Não é segredo para ninguém que as igrejas cristãs estão em decadência no hemisfério norte. O número de católicos americanos que frequentam a missa é metade do que já foi há alguns anos, e os protestantes não estão melhor. O número de igrejas filiadas na grande denominação Southern Baptist é o mais reduzido dos últimos 47 anos.
As estatísticas dizem que os “Nones” (ateus, agnósticos e os que desvalorizam a sua religião) constituem agora o maior grupo no país (28%), os adultos não filiados superam os católicos (23%) e os protestantes evangélicos (24%).
O período pós-pandémico não reverteu as quebras de filiação e da prática religiosa anteriormente verificada. Mas também não serão alheios à situação os escândalos sucessivos que prejudicaram a reputação das comunidades religiosas, em especial desde os anos oitenta, nem a marcha da secularização no Ocidente. No Reino Unido apenas 6% da população assiste regularmente a um serviço religioso.
Afinal, talvez a Igreja tenha que mudar a sua estratégia de alcance, passando a valorizar mais o modelo do chamado Bom Samaritano. Repare-se que esta figura da estória que Jesus Cristo contou tinha uma religião diferente da do judeu moribundo, todavia foi o amor ao próximo que norteou a sua atitude para com ele, não se deixando limitar por barreiras religiosas.
Sejamos honestos. Quantos cristãos movidos pela sua fé estão hoje dispostos a ajudar com esforço físico, tempo e dinheiro, muçulmanos, hindus, budistas, espíritas ou quaisquer outros que se encontrem em situação de necessidade e fragilidade, como fez o homem de Samaria?
Não estarão hoje muitos chamados cristãos distraídos com uma estratégia de conquista do poder político, da glória dos homens ou de visibilidade pública? Não estão muito mais interessados em combater contra os que ignoram a sua fé e ética em vez de compreender que o próprio Mestre de Nazaré nunca impôs o seu pensamento, a sua ética e valores pela força da lei nem pela lei da força?
Conhecemos o princípio de Francisco de Assis, que vemos frequentemente citado: “Prega o evangelho em todos os momentos e, se necessário, usa palavras”. Jesus fez as duas coisas. No seu primeiro discurso falou de boas notícias para os pobres, liberdade para os prisioneiros e recuperação da visão para os cegos: “O Espírito do Senhor é sobre mim, pois que me ungiu para evangelizar os pobres. Enviou-me a curar os quebrantados de coração, a pregar liberdade aos cativos, e restauração da vista aos cegos, a pôr em liberdade os oprimidos, e a anunciar o ano aceitável do Senhor” (Lucas 4:18,19).

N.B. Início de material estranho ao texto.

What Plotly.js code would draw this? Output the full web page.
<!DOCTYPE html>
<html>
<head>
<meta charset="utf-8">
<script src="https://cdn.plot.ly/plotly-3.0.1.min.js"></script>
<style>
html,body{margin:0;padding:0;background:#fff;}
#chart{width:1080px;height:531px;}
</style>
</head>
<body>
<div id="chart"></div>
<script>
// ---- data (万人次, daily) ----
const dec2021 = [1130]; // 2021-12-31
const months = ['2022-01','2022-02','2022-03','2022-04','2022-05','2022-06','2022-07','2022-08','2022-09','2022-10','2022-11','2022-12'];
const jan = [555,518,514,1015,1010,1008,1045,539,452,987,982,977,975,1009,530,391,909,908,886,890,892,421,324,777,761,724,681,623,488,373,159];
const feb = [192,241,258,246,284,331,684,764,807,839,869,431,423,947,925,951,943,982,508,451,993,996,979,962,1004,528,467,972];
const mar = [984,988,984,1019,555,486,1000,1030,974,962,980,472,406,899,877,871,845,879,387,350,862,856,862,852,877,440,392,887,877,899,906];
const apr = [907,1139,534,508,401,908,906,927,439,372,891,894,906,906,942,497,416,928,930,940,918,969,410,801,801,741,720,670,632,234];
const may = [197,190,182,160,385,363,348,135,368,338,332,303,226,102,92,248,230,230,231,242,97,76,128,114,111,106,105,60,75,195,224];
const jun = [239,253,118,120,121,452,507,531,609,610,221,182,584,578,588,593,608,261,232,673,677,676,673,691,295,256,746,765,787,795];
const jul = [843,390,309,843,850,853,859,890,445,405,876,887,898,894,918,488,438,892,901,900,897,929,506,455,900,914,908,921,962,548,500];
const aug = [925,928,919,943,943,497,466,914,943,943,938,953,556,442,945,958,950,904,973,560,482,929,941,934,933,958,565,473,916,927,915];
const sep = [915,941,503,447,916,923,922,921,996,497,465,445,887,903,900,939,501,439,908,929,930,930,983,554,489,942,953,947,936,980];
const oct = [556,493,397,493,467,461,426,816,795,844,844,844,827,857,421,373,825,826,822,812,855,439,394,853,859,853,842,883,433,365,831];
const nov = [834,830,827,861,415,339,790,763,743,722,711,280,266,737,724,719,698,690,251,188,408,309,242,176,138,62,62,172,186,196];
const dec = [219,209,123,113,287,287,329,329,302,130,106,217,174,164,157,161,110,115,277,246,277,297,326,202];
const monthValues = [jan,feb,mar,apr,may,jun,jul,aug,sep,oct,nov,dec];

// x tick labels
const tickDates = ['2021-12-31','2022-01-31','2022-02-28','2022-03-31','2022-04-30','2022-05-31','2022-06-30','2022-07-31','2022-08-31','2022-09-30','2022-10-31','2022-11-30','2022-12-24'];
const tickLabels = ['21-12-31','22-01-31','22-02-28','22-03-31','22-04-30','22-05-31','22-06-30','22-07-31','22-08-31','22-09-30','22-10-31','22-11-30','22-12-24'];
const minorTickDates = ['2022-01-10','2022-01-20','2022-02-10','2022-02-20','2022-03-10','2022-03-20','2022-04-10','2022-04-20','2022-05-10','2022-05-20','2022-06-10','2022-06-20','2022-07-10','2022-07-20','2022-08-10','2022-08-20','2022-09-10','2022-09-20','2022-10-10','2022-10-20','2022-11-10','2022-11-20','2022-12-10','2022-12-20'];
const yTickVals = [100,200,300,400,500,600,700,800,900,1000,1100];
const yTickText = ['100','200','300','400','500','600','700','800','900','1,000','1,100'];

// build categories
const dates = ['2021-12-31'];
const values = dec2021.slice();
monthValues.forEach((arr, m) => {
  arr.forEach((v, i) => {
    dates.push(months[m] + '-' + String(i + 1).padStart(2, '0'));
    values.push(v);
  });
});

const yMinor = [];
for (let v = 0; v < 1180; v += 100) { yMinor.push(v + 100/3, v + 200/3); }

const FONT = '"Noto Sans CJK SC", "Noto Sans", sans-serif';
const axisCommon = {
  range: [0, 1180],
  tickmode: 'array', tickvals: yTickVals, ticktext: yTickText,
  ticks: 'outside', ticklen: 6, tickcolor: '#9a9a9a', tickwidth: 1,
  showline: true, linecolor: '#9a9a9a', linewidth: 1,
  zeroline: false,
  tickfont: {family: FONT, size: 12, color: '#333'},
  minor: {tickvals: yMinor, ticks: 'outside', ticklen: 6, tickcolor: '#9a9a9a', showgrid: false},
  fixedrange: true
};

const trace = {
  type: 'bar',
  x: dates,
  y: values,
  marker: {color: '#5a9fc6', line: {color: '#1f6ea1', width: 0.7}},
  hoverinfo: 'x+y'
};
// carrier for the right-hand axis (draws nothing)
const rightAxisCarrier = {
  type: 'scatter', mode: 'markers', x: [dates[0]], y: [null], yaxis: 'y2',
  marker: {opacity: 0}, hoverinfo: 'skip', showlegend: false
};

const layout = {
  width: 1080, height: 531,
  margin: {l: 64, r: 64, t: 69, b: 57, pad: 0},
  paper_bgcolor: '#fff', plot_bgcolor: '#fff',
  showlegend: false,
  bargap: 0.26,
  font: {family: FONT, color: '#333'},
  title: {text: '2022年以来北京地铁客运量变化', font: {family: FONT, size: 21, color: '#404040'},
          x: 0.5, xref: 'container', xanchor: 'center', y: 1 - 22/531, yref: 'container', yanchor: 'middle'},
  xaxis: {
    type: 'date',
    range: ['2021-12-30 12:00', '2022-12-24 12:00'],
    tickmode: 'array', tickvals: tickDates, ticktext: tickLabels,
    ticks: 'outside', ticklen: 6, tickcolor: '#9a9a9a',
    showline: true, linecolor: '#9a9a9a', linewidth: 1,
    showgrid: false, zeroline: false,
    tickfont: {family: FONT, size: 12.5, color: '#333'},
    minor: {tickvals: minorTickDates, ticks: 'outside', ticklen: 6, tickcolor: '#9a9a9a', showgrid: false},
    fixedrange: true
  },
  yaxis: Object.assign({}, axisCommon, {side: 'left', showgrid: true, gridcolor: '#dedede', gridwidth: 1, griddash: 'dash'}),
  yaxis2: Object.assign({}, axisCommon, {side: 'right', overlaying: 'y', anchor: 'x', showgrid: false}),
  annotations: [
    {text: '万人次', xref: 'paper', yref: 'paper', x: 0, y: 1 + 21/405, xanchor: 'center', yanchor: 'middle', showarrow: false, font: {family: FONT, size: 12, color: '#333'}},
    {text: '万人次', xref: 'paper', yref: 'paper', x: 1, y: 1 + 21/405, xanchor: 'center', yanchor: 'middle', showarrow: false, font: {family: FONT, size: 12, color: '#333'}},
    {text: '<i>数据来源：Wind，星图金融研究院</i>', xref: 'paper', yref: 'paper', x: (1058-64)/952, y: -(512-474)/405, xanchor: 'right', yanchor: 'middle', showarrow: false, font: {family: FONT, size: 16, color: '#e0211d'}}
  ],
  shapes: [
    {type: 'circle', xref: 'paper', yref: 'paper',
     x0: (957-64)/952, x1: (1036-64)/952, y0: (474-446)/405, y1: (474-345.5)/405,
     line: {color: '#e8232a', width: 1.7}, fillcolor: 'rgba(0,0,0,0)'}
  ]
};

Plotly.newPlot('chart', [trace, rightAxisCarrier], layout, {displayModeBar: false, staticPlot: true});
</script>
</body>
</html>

E naquele que podemos considerado o seu último sermão público Jesus exaltou os que alimentaram os famintos, vestiram os nus e visitaram os prisioneiros: “Então dirá o Rei aos que estiverem à sua direita: Vinde, benditos de meu Pai, possuí por herança o reino que vos está preparado desde a fundação do mundo. Porque tive fome, e destes-me de comer; tive sede, e destes-me de beber; era estrangeiro, e hospedastes-me. Estava nu, e vestistes-me; adoeci, e visitastes-me; estive na prisão, e foste-me ver. Então os justos lhe responderão, dizendo: Senhor, quando te vimos com fome, e te demos de comer? Ou com sede, e te demos de beber? E quando te vimos estrangeiro, e te hospedamos? Ou nu, e te vestimos? E quando te vimos enfermo, ou na prisão, e fomos ver-te? E, respondendo o Rei, lhes dirá: Em verdade vos digo que quando o fizestes a um destes meus pequeninos irmãos, a mim o fizestes” (Mateus 25:34-40).

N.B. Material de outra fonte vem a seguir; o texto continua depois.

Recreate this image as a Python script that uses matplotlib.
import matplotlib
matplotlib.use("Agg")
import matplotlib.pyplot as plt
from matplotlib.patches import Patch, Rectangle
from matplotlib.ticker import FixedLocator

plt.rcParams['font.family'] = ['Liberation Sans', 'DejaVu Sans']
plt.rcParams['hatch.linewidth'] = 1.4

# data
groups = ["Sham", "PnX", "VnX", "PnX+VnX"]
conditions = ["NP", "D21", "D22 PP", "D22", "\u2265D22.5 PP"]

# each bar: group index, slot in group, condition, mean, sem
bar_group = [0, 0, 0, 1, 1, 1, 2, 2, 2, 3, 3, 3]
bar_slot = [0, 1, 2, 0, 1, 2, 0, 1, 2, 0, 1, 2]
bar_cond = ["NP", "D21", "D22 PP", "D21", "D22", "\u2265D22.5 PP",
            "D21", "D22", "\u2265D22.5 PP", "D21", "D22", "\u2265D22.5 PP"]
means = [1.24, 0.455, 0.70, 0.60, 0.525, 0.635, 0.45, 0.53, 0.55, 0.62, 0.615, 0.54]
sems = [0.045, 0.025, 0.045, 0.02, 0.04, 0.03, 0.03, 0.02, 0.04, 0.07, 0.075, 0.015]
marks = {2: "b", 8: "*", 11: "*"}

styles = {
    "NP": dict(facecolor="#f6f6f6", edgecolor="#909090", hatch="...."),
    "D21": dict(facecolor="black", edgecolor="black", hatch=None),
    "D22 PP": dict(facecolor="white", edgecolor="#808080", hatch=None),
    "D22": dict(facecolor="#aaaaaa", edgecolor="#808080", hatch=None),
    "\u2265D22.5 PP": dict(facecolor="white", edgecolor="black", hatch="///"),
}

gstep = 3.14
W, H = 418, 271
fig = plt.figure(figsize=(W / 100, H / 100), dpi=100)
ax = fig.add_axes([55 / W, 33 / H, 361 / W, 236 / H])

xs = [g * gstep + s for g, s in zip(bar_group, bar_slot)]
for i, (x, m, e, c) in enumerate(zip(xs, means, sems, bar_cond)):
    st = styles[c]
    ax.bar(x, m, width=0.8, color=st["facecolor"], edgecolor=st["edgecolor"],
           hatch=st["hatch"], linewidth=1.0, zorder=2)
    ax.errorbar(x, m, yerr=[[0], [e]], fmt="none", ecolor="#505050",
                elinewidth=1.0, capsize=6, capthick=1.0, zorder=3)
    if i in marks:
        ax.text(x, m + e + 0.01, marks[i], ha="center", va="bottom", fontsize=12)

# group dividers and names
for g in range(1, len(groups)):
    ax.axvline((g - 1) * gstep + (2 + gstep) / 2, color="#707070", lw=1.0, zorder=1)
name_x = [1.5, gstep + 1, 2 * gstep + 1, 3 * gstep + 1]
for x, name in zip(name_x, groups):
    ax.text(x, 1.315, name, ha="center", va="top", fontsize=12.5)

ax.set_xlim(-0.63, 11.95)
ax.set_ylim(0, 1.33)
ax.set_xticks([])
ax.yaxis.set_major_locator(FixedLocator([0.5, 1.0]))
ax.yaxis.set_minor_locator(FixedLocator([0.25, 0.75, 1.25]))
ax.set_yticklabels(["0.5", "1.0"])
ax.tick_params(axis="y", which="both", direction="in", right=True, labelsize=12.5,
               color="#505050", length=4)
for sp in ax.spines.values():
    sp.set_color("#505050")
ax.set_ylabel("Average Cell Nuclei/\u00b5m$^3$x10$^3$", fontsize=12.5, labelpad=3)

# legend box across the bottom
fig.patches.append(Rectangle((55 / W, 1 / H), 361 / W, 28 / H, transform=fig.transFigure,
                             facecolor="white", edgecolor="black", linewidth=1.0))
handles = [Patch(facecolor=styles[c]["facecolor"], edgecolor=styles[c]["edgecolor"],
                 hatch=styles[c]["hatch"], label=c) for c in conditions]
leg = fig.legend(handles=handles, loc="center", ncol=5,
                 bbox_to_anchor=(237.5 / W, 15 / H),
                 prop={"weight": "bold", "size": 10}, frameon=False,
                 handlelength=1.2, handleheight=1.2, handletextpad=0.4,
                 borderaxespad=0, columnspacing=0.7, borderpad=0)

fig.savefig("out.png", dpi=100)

Philip Yancey disse: “Sociólogos como Rodney Stark apontam para a igreja primitiva como um modelo. Havia poucos missionários ou evangelistas no Império Romano, e não havia uma ‘igreja buscadora’. Em vez disso, os cristãos mostraram aos seus vizinhos uma maneira diferente de viver, adoptando bebés indesejados em vez de os abandonar, auxiliando vítimas da peste em vez de fugir delas, convidando todas as classes sociais para adorarem juntas, compartilhando recursos com os pobres. Em consequência disso os romanos concluíram que gostavam mais da forma como os cristãos viviam do que da sua própria forma de vida, e desejaram o mesmo que eles tinham. Trata-se duma boa fórmula para o crescimento da igreja.”
Talvez seja tempo de entender que o futuro da Igreja exige que os cristãos se esforcem por ser mais parecidos com Cristo, do que permanecer guardiães de doutrinas, tradições e procedimentos. Não que estas coisas sejam más em si mesmas, mas não são o foco principal do evangelho.